--- START Record list ---

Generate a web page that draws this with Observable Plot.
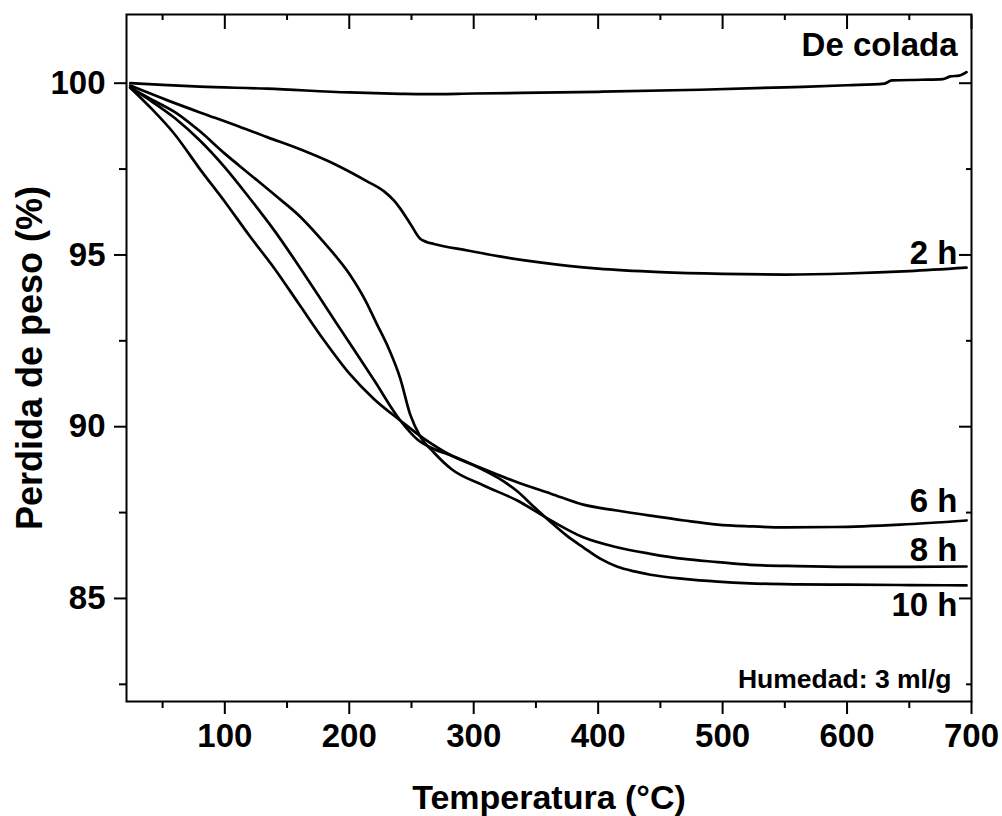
<!DOCTYPE html>
<html>
<head>
<meta charset="utf-8">
<script src="https://cdn.jsdelivr.net/npm/d3@7"></script>
<script src="https://cdn.jsdelivr.net/npm/@observablehq/plot@0.6"></script>
<style>
  html, body { margin: 0; padding: 0; background: #fff; }
  svg { display: block; }
</style>
</head>
<body>
<div id="chart"></div>
<script>
// ---- data (temperature °C, weight %) ----
const tCast = [24, 50, 80, 134, 200, 241, 260, 300, 400, 482, 550, 600, 630, 636, 660, 677, 683, 690, 696];
const wCast = [100.0, 99.95, 99.9, 99.84, 99.73, 99.69, 99.68, 99.7, 99.75, 99.81, 99.88, 99.94, 99.99, 100.08, 100.1, 100.12, 100.2, 100.22, 100.32];

const t2h = [24, 54, 80, 107, 134, 161, 188, 214, 228, 236, 241, 249, 257, 262, 268, 295, 322, 350, 400, 450, 500, 550, 600, 650, 696];
const w2h = [99.93, 99.5, 99.15, 98.8, 98.43, 98.07, 97.65, 97.15, 96.85, 96.58, 96.35, 95.91, 95.47, 95.38, 95.32, 95.13, 94.95, 94.8, 94.6, 94.5, 94.45, 94.43, 94.46, 94.53, 94.63];

const t6h = [24, 40, 60, 80, 100, 120, 140, 160, 180, 200, 220, 241, 260, 282, 308, 335, 362, 388, 415, 442, 469, 496, 522, 550, 590, 643, 696];
const w6h = [99.87, 99.3, 98.5, 97.5, 96.55, 95.55, 94.6, 93.55, 92.5, 91.55, 90.8, 90.18, 89.65, 89.16, 88.77, 88.38, 88.05, 87.73, 87.56, 87.41, 87.27, 87.15, 87.1, 87.07, 87.08, 87.15, 87.27];

const t8h = [24, 40, 62, 80, 100, 120, 140, 161, 180, 200, 213, 222, 232, 241, 249, 257, 268, 282, 308, 335, 362, 388, 415, 442, 469, 496, 522, 560, 600, 650, 696];
const w8h = [99.87, 99.55, 99.11, 98.6, 97.95, 97.35, 96.75, 96.1, 95.35, 94.45, 93.67, 93.0, 92.25, 91.4, 90.35, 89.72, 89.25, 88.77, 88.29, 87.85, 87.27, 86.78, 86.49, 86.3, 86.15, 86.06, 85.98, 85.94, 85.92, 85.92, 85.93];

const t10h = [24, 40, 60, 80, 100, 120, 140, 160, 180, 200, 220, 241, 255, 268, 282, 300, 320, 335, 348, 362, 375, 388, 402, 415, 430, 442, 469, 496, 522, 560, 600, 650, 696];
const w10h = [99.87, 99.5, 98.98, 98.33, 97.55, 96.65, 95.7, 94.65, 93.55, 92.45, 91.35, 90.18, 89.62, 89.35, 89.16, 88.88, 88.5, 88.12, 87.68, 87.22, 86.82, 86.49, 86.15, 85.93, 85.78, 85.69, 85.57, 85.49, 85.44, 85.41, 85.4, 85.39, 85.38];

const seriesNames = ["De colada", "2 h", "6 h", "8 h", "10 h"];
const xMajor = [100, 200, 300, 400, 500, 600, 700];
const xMinor = [50, 150, 250, 350, 450, 550, 650];
const yMajor = [85, 90, 95, 100];
const yMinor = [82.5, 87.5, 92.5, 97.5];
const noteText = "Humedad: 3 ml/g";
const xTitle = "Temperatura (°C)";
const yTitle = "Perdida de peso (%)";

// ---- build table ----
const temps = [tCast, t2h, t6h, t8h, t10h];
const weights = [wCast, w2h, w6h, w8h, w10h];
const rows = [];
seriesNames.forEach((name, i) => temps[i].forEach((t, j) => rows.push({series: name, t, w: weights[i][j]})));
const last = (name) => rows.filter(d => d.series === name).slice(-1);

const font = "'Liberation Sans', Arial, sans-serif";

const chart = Plot.plot({
  width: 1002,
  height: 816,
  marginLeft: 126,
  marginRight: 31,
  marginTop: 14,
  marginBottom: 115,
  style: {fontFamily: font, fontWeight: "bold", fontSize: "33px", background: "#fff", color: "#000"},
  x: {domain: [21, 700]},
  y: {domain: [82, 102]},
  marks: [
    // bottom axis
    Plot.axisX(xMajor, {anchor: "bottom", tickSize: 13, tickPadding: 9, strokeWidth: 2, fontSize: 33, fontWeight: "bold", label: null}),
    Plot.axisX(xMinor, {anchor: "bottom", tickSize: 7, strokeWidth: 2, tickFormat: () => "", label: null}),
    Plot.axisX({anchor: "bottom", ticks: [], label: xTitle, labelAnchor: "center", labelArrow: "none", labelOffset: 107, fontSize: 34, fontWeight: "bold"}),
    // top axis (inward)
    Plot.axisX(xMajor, {anchor: "top", tickSize: -14, strokeWidth: 2, tickFormat: () => "", label: null}),
    Plot.axisX(xMinor, {anchor: "top", tickSize: -5, strokeWidth: 2, tickFormat: () => "", label: null}),
    // left axis
    Plot.axisY(yMajor, {anchor: "left", tickSize: 12, tickPadding: 9, strokeWidth: 2, fontSize: 33, fontWeight: "bold", label: null}),
    Plot.axisY(yMinor, {anchor: "left", tickSize: 7, strokeWidth: 2, tickFormat: () => "", label: null}),
    Plot.axisY({anchor: "left", ticks: [], label: yTitle, labelAnchor: "center", labelArrow: "none", labelOffset: 110, fontSize: 36, fontWeight: "bold"}),
    // right axis (inward)
    Plot.axisY(yMajor, {anchor: "right", tickSize: -13, strokeWidth: 2, tickFormat: () => "", label: null}),
    Plot.axisY(yMinor, {anchor: "right", tickSize: -6, strokeWidth: 2, tickFormat: () => "", label: null}),
    Plot.frame({strokeWidth: 2}),
    // curves
    Plot.line(rows, {x: "t", y: "w", z: "series", stroke: "#000", strokeWidth: 2.7, curve: "monotone-x"}),
    // labels
    Plot.text(["De colada"], {frameAnchor: "top-right", dx: -14, dy: 18, lineAnchor: "top", textAnchor: "end", fontSize: 33, fontWeight: "bold"}),
    Plot.text(last("2 h"), {frameAnchor: "right", y: "w", text: "series", dx: -14, dy: -4, lineAnchor: "bottom", textAnchor: "end", fontSize: 33, fontWeight: "bold"}),
    Plot.text(last("6 h"), {frameAnchor: "right", y: "w", text: "series", dx: -14, dy: -8, lineAnchor: "bottom", textAnchor: "end", fontSize: 33, fontWeight: "bold"}),
    Plot.text(last("8 h"), {frameAnchor: "right", y: "w", text: "series", dx: -14, dy: -6, lineAnchor: "bottom", textAnchor: "end", fontSize: 33, fontWeight: "bold"}),
    Plot.text(last("10 h"), {frameAnchor: "right", y: "w", text: "series", dx: -14, dy: 31, lineAnchor: "bottom", textAnchor: "end", fontSize: 33, fontWeight: "bold"}),
    Plot.text([noteText], {frameAnchor: "bottom-right", dx: -20, dy: -14, lineAnchor: "bottom", textAnchor: "end", fontSize: 26.5, fontWeight: "bold"})
  ]
});
document.getElementById("chart").appendChild(chart);
</script>
</body>
</html>
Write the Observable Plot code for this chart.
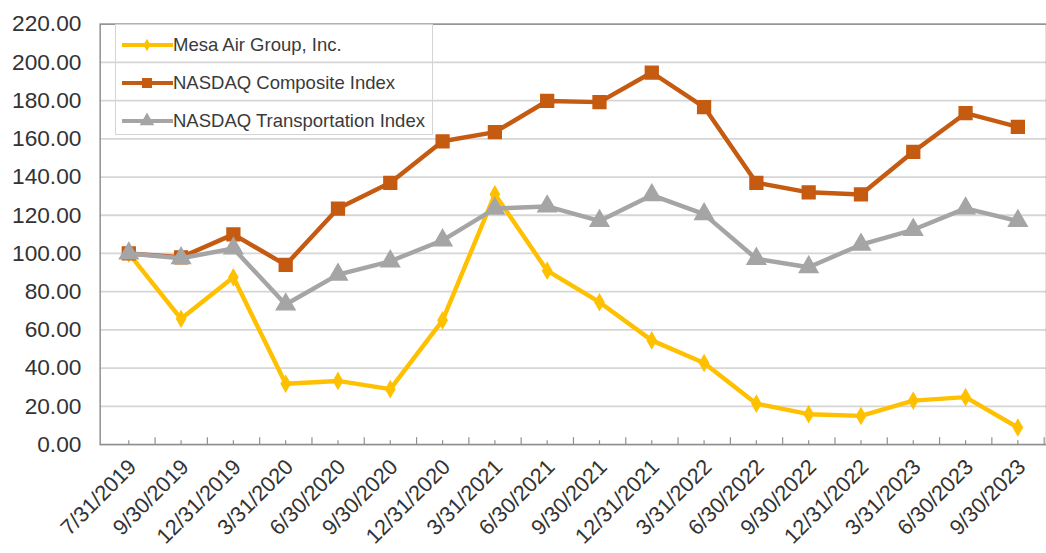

--- END Record list ---

Task directions: Leave the pictures out and reproduce exactly the lines from the top of the listing above through the line with "100.2, 100.22, 100.32];".

Finished exercise:
Generate a web page that draws this with Observable Plot.
<!DOCTYPE html>
<html>
<head>
<meta charset="utf-8">
<script src="https://cdn.jsdelivr.net/npm/d3@7"></script>
<script src="https://cdn.jsdelivr.net/npm/@observablehq/plot@0.6"></script>
<style>
  html, body { margin: 0; padding: 0; background: #fff; }
  svg { display: block; }
</style>
</head>
<body>
<div id="chart"></div>
<script>
// ---- data (temperature °C, weight %) ----
const tCast = [24, 50, 80, 134, 200, 241, 260, 300, 400, 482, 550, 600, 630, 636, 660, 677, 683, 690, 696];
const wCast = [100.0, 99.95, 99.9, 99.84, 99.73, 99.69, 99.68, 99.7, 99.75, 99.81, 99.88, 99.94, 99.99, 100.08, 100.1, 100.12, 100.2, 100.22, 100.32];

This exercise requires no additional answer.